WHAT YOU WILL DO: Reproduce the listing below without changes, except that pictures are left out.
— begin —
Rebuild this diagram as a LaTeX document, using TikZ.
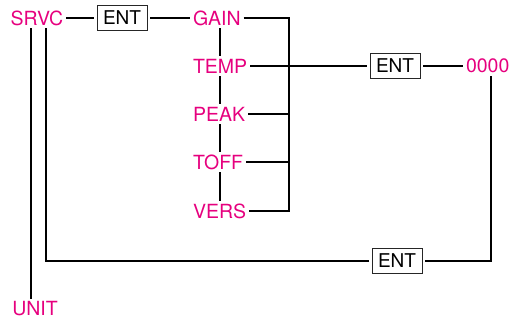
\documentclass[tikz,border=0pt]{standalone}
\usepackage{fontspec}
\setmainfont{TeX Gyre Heros}
\definecolor{menupink}{RGB}{230,0,126}
\tikzset{
  menu/.style={text=menupink, inner sep=0pt, outer sep=3pt, font=\fontsize{19.5}{21}\selectfont},
  entkey/.style={draw=black!85, line width=0.8pt, minimum width=50pt, minimum height=25pt, inner sep=0pt, outer sep=3pt, font=\fontsize{19}{21}\selectfont},
  wire/.style={line width=2pt}
}
\begin{document}
\begin{tikzpicture}[x=1pt,y=-1pt]
    \useasboundingbox (0,0) rectangle (513,320);
    \node[menu] (srvc) at (37,18) {SRVC};
    \node[entkey] (enta) at (122,18) {ENT};
    \node[menu, anchor=west] (gain) at (190,18) {GAIN};
    \node[menu, anchor=west] (temp) at (190,66) {TEMP};
    \node[menu, anchor=west] (peak) at (190,114) {PEAK};
    \node[menu, anchor=west] (toff) at (190,162) {TOFF};
    \node[menu, anchor=west] (vers) at (190,211) {VERS};
    \node[entkey] (entb) at (395,66) {ENT};
    \node[menu, anchor=west] (zero) at (463,66) {0000};
    \node[entkey] (entc) at (397,261) {ENT};
    \node[menu] (unit) at (35,309) {UNIT};
    \coordinate (bar) at (289,0);
    \coordinate (drop) at (491,0);
    \coordinate (inleg) at (46,0);
    \coordinate (outleg) at (31,0);
    \foreach \a/\b in {srvc/enta, enta/gain, temp/entb, entb/zero}
      \draw[wire] (\a) -- (\b);
    \foreach \a/\b in {gain/temp, temp/peak, peak/toff, toff/vers}
      \draw[wire] (\a.south -| temp) -- (\b.north -| temp);
    \draw[wire] (gain.east) -| (bar |- vers) -- (vers.east);
    \foreach \n in {peak, toff}
      \draw[wire] (\n.east) -- (\n.east -| bar);
    \draw[wire] (zero.south -| drop) |- (entc.east);
    \draw[wire] (entc.west) -| (srvc.south -| inleg);
    \draw[wire] (srvc.south -| outleg) -- (unit.north -| outleg);
\end{tikzpicture}
\end{document}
— end —
SOLUTION FOR THIS PROBLEM:
Rebuild this diagram as a LaTeX document, using TikZ.
\documentclass[tikz,border=0pt]{standalone}
\usepackage{fontspec}
\setmainfont{TeX Gyre Heros}
\definecolor{menupink}{RGB}{230,0,126}
\tikzset{
  menu/.style={text=menupink, inner sep=0pt, outer sep=3pt, font=\fontsize{19.5}{21}\selectfont},
  entkey/.style={draw=black!85, line width=0.8pt, minimum width=50pt, minimum height=25pt, inner sep=0pt, outer sep=3pt, font=\fontsize{19}{21}\selectfont},
  wire/.style={line width=2pt}
}
\begin{document}
\begin{tikzpicture}[x=1pt,y=-1pt]
    \useasboundingbox (0,0) rectangle (513,320);
    \node[menu] (srvc) at (37,18) {SRVC};
    \node[entkey] (enta) at (122,18) {ENT};
    \node[menu, anchor=west] (gain) at (190,18) {GAIN};
    \node[menu, anchor=west] (temp) at (190,66) {TEMP};
    \node[menu, anchor=west] (peak) at (190,114) {PEAK};
    \node[menu, anchor=west] (toff) at (190,162) {TOFF};
    \node[menu, anchor=west] (vers) at (190,211) {VERS};
    \node[entkey] (entb) at (395,66) {ENT};
    \node[menu, anchor=west] (zero) at (463,66) {0000};
    \node[entkey] (entc) at (397,261) {ENT};
    \node[menu] (unit) at (35,309) {UNIT};
    \coordinate (bar) at (289,0);
    \coordinate (drop) at (491,0);
    \coordinate (inleg) at (46,0);
    \coordinate (outleg) at (31,0);
    \foreach \a/\b in {srvc/enta, enta/gain, temp/entb, entb/zero}
      \draw[wire] (\a) -- (\b);
    \foreach \a/\b in {gain/temp, temp/peak, peak/toff, toff/vers}
      \draw[wire] (\a.south -| temp) -- (\b.north -| temp);
    \draw[wire] (gain.east) -| (bar |- vers) -- (vers.east);
    \foreach \n in {peak, toff}
      \draw[wire] (\n.east) -- (\n.east -| bar);
    \draw[wire] (zero.south -| drop) |- (entc.east);
    \draw[wire] (entc.west) -| (srvc.south -| inleg);
    \draw[wire] (srvc.south -| outleg) -- (unit.north -| outleg);
\end{tikzpicture}
\end{document}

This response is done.